La cuarta lección: cuando el Estado se ha convertido, en el imaginario colectivo, en un “aparato” travestido en España, no hay nada que nos una. Si bien el artículo 1.1 de la Constitución dice que es España la que se constituye en Estado. Se pierde el alma. Sus atributos. No hay solidaridad. No la puede haber con las cosas. El amor a España no lo puede ser, ni a una “cosa” ni a un ente superior, a una nación, como la entienden los nacionalistas. Lo es a los ciudadanos que vivimos, fruto del azar, en este territorio y compartimos, con orgullo, la historia de tantos siglos de convivencia que nos ha unido. Para lo bueno y para lo malo. No hay ninguna nación que pueda presentar un inmaculado historial. Ninguna. El amor a España da fuerza a nuestra unión y le da sentido. Cuando el Estado ha devorado a España, es tan prescindible como los zapatos que usamos. Los podemos cambiar y tirar a la basura.

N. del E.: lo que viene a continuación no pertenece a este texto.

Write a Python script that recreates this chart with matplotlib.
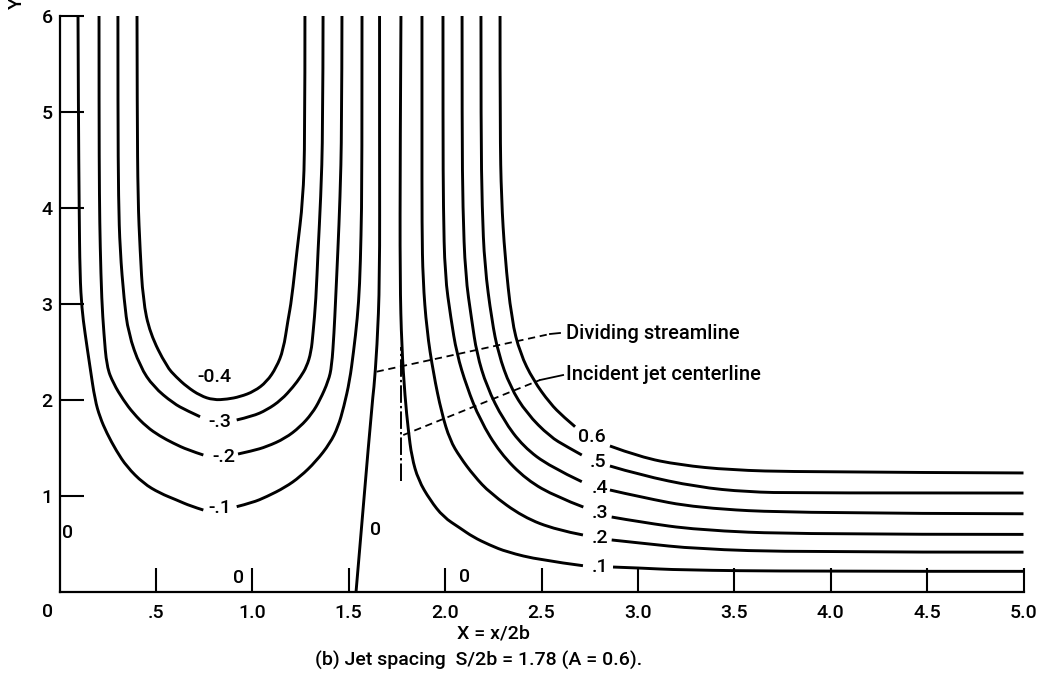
import matplotlib
matplotlib.use("Agg")
import matplotlib.pyplot as plt
from matplotlib.path import Path
from matplotlib.patches import PathPatch

plt.rcParams['font.family'] = ['Roboto', 'DejaVu Sans']
plt.rcParams['font.weight'] = 'medium'

# traced streamlines, labelled by stream-function value
# psi = -0.4 (label sits above the loop, line is unbroken)
m04_x = [0.402, 0.403, 0.407, 0.418, 0.433, 0.469, 0.556, 0.605, 0.660, 0.730, 0.798, 0.870,
         0.936, 1.010, 1.075, 1.125, 1.161, 1.185, 1.204, 1.232, 1.263, 1.273, 1.273]
m04_y = [6.0, 5.0, 4.083, 3.5625, 3.042, 2.695, 2.347, 2.24, 2.139, 2.045, 2.0, 2.008,
         2.034, 2.09, 2.19, 2.34, 2.521, 2.833, 3.042, 3.5625, 4.083, 4.7, 6.0]

# psi = -0.3, left and right of its label
m03a_x = [0.303, 0.303, 0.306, 0.314, 0.335, 0.357, 0.418, 0.487, 0.590, 0.660, 0.729]
m03a_y = [6.0, 5.0, 4.083, 3.5625, 3.042, 2.695, 2.347, 2.139, 1.966, 1.89, 1.826]
m03b_x = [0.919, 1.000, 1.075, 1.150, 1.213, 1.250, 1.282, 1.305, 1.315, 1.330, 1.341, 1.355, 1.366, 1.367]
m03b_y = [1.792, 1.83, 1.896, 2.00, 2.139, 2.24, 2.347, 2.50, 2.695, 3.04, 3.56, 4.1, 4.8, 6.0]

# psi = -0.2
m02a_x = [0.205, 0.205, 0.207, 0.211, 0.219, 0.230, 0.245, 0.279, 0.331, 0.383, 0.452, 0.520, 0.590, 0.665, 0.746]
m02a_y = [6.0, 5.0, 4.1, 3.6, 3.04, 2.70, 2.347, 2.174, 2.0, 1.861, 1.72, 1.625, 1.55, 1.48, 1.427]
m02b_x = [0.926, 1.000, 1.075, 1.170, 1.248, 1.310, 1.351, 1.395, 1.412, 1.424, 1.432, 1.444, 1.455, 1.464, 1.465]
m02b_y = [1.4375, 1.47, 1.514, 1.60, 1.72, 1.86, 2.0, 2.20, 2.35, 2.70, 3.04, 3.56, 4.1, 4.8, 6.0]

# psi = -0.1
m01a_x = [0.096, 0.098, 0.102, 0.106, 0.116, 0.132, 0.158, 0.184, 0.210, 0.245, 0.295, 0.349, 0.435,
          0.520, 0.608, 0.680, 0.746]
m01a_y = [6.0, 5.0, 4.0, 3.3, 2.95, 2.70, 2.347, 2.0, 1.82, 1.656, 1.47, 1.305, 1.132,
          1.03, 0.958, 0.895, 0.854]
m01b_x = [0.919, 1.000, 1.075, 1.170, 1.248, 1.330, 1.403, 1.445, 1.475, 1.505, 1.525, 1.545, 1.557,
          1.564, 1.569, 1.569]
m01b_y = [0.889, 0.93, 0.993, 1.09, 1.20, 1.36, 1.549, 1.72, 1.93, 2.2, 2.5, 2.85, 3.2,
          3.7, 4.3, 6.0]

# psi = 0, dividing streamline
zero_x = [1.660, 1.660, 1.661, 1.647, 1.630, 1.620, 1.538]
zero_y = [6.0, 4.6, 3.25, 2.55, 2.10, 1.95, 0.0]

# psi = 0.1 ... 0.6, each split around its label
p01a_x = [1.771, 1.767, 1.766, 1.775, 1.792, 1.809, 1.827, 1.861, 1.922, 1.991, 2.077, 2.145, 2.230,
          2.320, 2.492, 2.715]
p01a_y = [6.0, 4.604, 3.25, 2.552, 2.031, 1.688, 1.406, 1.167, 0.958, 0.781, 0.667, 0.573, 0.49,
          0.417, 0.333, 0.274]
p01b_x = [2.871, 3.011, 3.218, 3.841, 5.0]
p01b_y = [0.260, 0.250, 0.229, 0.215, 0.215]

p02a_x = [1.880, 1.880, 1.880, 1.885, 1.905, 1.939, 1.982, 2.025, 2.077, 2.150, 2.233, 2.404, 2.579, 2.715]
p02a_y = [6.0, 4.8, 3.8, 3.25, 2.729, 2.281, 1.865, 1.583, 1.406, 1.21, 1.031, 0.781, 0.646, 0.594]
p02b_x = [2.864, 3.011, 3.307, 3.841, 5.0]
p02b_y = [0.542, 0.510, 0.448, 0.415, 0.415]

p03a_x = [1.989, 1.989, 1.991, 1.999, 2.030, 2.060, 2.112, 2.181, 2.285, 2.423, 2.579, 2.717]
p03a_y = [6.0, 4.8, 4.0, 3.3, 2.85, 2.486, 2.139, 1.792, 1.448, 1.167, 0.990, 0.885]
p03b_x = [2.864, 3.011, 3.307, 3.841, 5.0]
p03b_y = [0.781, 0.729, 0.646, 0.600, 0.600]

p04a_x = [2.088, 2.088, 2.092, 2.105, 2.138, 2.164, 2.216, 2.302, 2.406, 2.544, 2.709]
p04a_y = [6.0, 4.8, 4.0, 3.3, 2.833, 2.486, 2.139, 1.792, 1.514, 1.306, 1.149]
p04b_x = [2.855, 3.011, 3.307, 3.841, 5.0]
p04b_y = [1.0625, 0.990, 0.875, 0.820, 0.815]

p05a_x = [2.186, 2.186, 2.192, 2.205, 2.242, 2.276, 2.337, 2.423, 2.544, 2.631, 2.709]
p05a_y = [6.0, 4.8, 4.0, 3.4, 2.833, 2.486, 2.139, 1.861, 1.618, 1.514, 1.427]
p05b_x = [2.855, 3.011, 3.307, 3.566, 3.841, 5.0]
p05b_y = [1.3125, 1.219, 1.094, 1.042, 1.031, 1.031]

p06a_x = [2.285, 2.285, 2.292, 2.310, 2.345, 2.389, 2.457, 2.544, 2.613, 2.674]
p06a_y = [6.0, 4.8, 4.1, 3.5, 2.833, 2.486, 2.208, 1.965, 1.826, 1.722]
p06b_x = [2.855, 3.011, 3.218, 3.478, 3.841, 5.0]
p06b_y = [1.521, 1.406, 1.323, 1.271, 1.25, 1.24]

# streamline labels: text, x, y
psi_labels = [("-0.4", 0.806, 2.243), ("-.3", 0.832, 1.774), ("-.2", 0.850, 1.41), ("-.1", 0.832, 0.872),
              ("0.6", 2.760, 1.618), (".5", 2.793, 1.354), (".4", 2.803, 1.083),
              (".3", 2.803, 0.823), (".2", 2.803, 0.562), (".1", 2.803, 0.26)]
zero_labels = [(0.044, 0.615), (1.637, 0.646), (0.927, 0.143), (2.103, 0.16)]

# incident jet centerline and leader lines
jet_x = 1.77
jet_y = [1.16, 2.55]
divide_lead_x = [1.645, 2.544]
divide_lead_y = [2.295, 2.6875]
divide_tail_x = [2.544, 2.596]
divide_tail_y = [2.6875, 2.698]
jet_lead_x = [1.783, 2.492]
jet_lead_y = [1.635, 2.208]
jet_tail_x = [2.492, 2.612]
jet_tail_y = [2.208, 2.26]

xticks = [0.5, 1.0, 1.5, 2.0, 2.5, 3.0, 3.5, 4.0, 4.5, 5.0]
xtick_labels = [".5", "1.0", "1.5", "2.0", "2.5", "3.0", "3.5", "4.0", "4.5", "5.0"]
yticks = [1, 2, 3, 4, 5, 6]


def smooth_path(xs, ys):
    # quadratic curve through the midpoints, using the traced points as controls
    pts = list(zip(xs, ys))
    if len(pts) < 3:
        return Path(pts, [Path.MOVETO, Path.LINETO])
    verts = [pts[0]]
    codes = [Path.MOVETO]
    for i in range(1, len(pts) - 1):
        if i < len(pts) - 2:
            end = ((pts[i][0] + pts[i + 1][0]) / 2, (pts[i][1] + pts[i + 1][1]) / 2)
        else:
            end = pts[-1]
        verts += [pts[i], end]
        codes += [Path.CURVE3, Path.CURVE3]
    return Path(verts, codes)


fig = plt.figure(figsize=(10.44, 6.82), dpi=100)
ax = fig.add_axes([59.5 / 1044, 90 / 682, 964 / 1044, 576 / 682])
ax.set_xlim(0, 5)
ax.set_ylim(0, 6)

segments = [(m04_x, m04_y), (m03a_x, m03a_y), (m03b_x, m03b_y), (m02a_x, m02a_y), (m02b_x, m02b_y),
            (m01a_x, m01a_y), (m01b_x, m01b_y), (zero_x, zero_y),
            (p01a_x, p01a_y), (p01b_x, p01b_y), (p02a_x, p02a_y), (p02b_x, p02b_y),
            (p03a_x, p03a_y), (p03b_x, p03b_y), (p04a_x, p04a_y), (p04b_x, p04b_y),
            (p05a_x, p05a_y), (p05b_x, p05b_y), (p06a_x, p06a_y), (p06b_x, p06b_y)]
for sx, sy in segments:
    ax.add_patch(PathPatch(smooth_path(sx, sy), facecolor="none", edgecolor="black",
                           lw=2.1, capstyle="butt", clip_on=False))

ax.plot([jet_x, jet_x], jet_y, color="black", lw=1.4, linestyle=(0, (9, 1.6, 1.2, 1.6)))
ax.plot(divide_lead_x, divide_lead_y, color="black", lw=1.3, linestyle=(0, (4, 2.6)))
ax.plot(divide_tail_x, divide_tail_y, color="black", lw=1.3)
ax.plot(jet_lead_x, jet_lead_y, color="black", lw=1.3, linestyle=(0, (4, 2.6)))
ax.plot(jet_tail_x, jet_tail_y, color="black", lw=1.3)
ax.text(2.627, 2.69, "Dividing streamline", fontsize=14.5, ha="left", va="center")
ax.text(2.627, 2.265, "Incident jet centerline", fontsize=14.5, ha="left", va="center")

for txt, lx, ly in psi_labels:
    ax.text(lx, ly, txt, fontsize=14, ha="center", va="center")
for lx, ly in zero_labels:
    ax.text(lx, ly, "0", fontsize=14, ha="center", va="center")

for side in ("top", "right"):
    ax.spines[side].set_visible(False)
for side in ("left", "bottom"):
    ax.spines[side].set_linewidth(1.6)

ax.set_xticks(xticks)
ax.set_xticklabels(xtick_labels)
ax.set_yticks(yticks)
ax.tick_params(direction="in", length=17, width=1.5, labelsize=14)
ax.tick_params(axis="x", pad=9)
ax.tick_params(axis="y", pad=5)
ax.text(-0.06, -0.205, "0", fontsize=14, ha="center", va="center")

fig.text(493 / 1044, 1 - 634 / 682, "X = x/2b", fontsize=14, ha="center", va="center")
fig.text(479 / 1044, 1 - 660 / 682, "(b) Jet spacing  S/2b = 1.78 (A = 0.6).", fontsize=14,
         ha="center", va="center")
fig.text(17 / 1044, 1 - 3 / 682, "Y", fontsize=14, rotation=90, ha="center", va="center")

fig.savefig("out.png", dpi=100)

Y la quinta lección: la responsabilidad de los dos grandes partidos sedicentemente nacionales. Esa incapacidad para establecer acuerdos en lo básico ha terminado debilitando a España y a ellos mismos. El último episodio ha sido la reforma de la Ley orgánica del Tribunal Constitucional. Es indudable que esta reforma fortalece al Tribunal. Se le dota de poderes para la ejecución de sus resoluciones. Ahora bien, el entorno electoral que la ha rodeado, no ha contribuido a generar el consenso imprescindible. Así como tampoco los errores técnicos en que se ha incurrido. Si el objetivo “formal” de la reforma es, como digo, reforzar los poderes del Tribunal ¿por qué sólo se contempla, en el nuevo artículo 92 de la Ley Orgánica, que el Tribunal podrá requerir la colaboración del Gobierno de la Nación en caso de incumplimiento de sus resoluciones? ¿por qué sólo contempla el incumplimiento de las Comunidades Autónomas?. Les faltó añadir la Generalitat de Cataluña. Si lo importante es garantizar la eficacia, cabría requerir la colaboración del que que sea más conveniente para alcanzarla, sea el Gobierno de la Nación, una Comunidad o una Corporación local. A cualquiera. Esta torpeza pone de relieve que se trata más de una operación de amenaza que el adecuado complemento de los poderes del Tribunal. Demasiado electoralismo. Les pierde el corto plazo. No piensan en el largo plazo. España, una nación milenaria, en manos de miopes dispuestos a llevarla al acantilado. Estas son las lecciones que España debería, a mi juicio, extraer, mirándose en el espejo de Cataluña. O queremos a la España ciudadana o no será España. Será el Estado del que se puede prescindir, como un residuo de la historia. De la Historia de los miopes.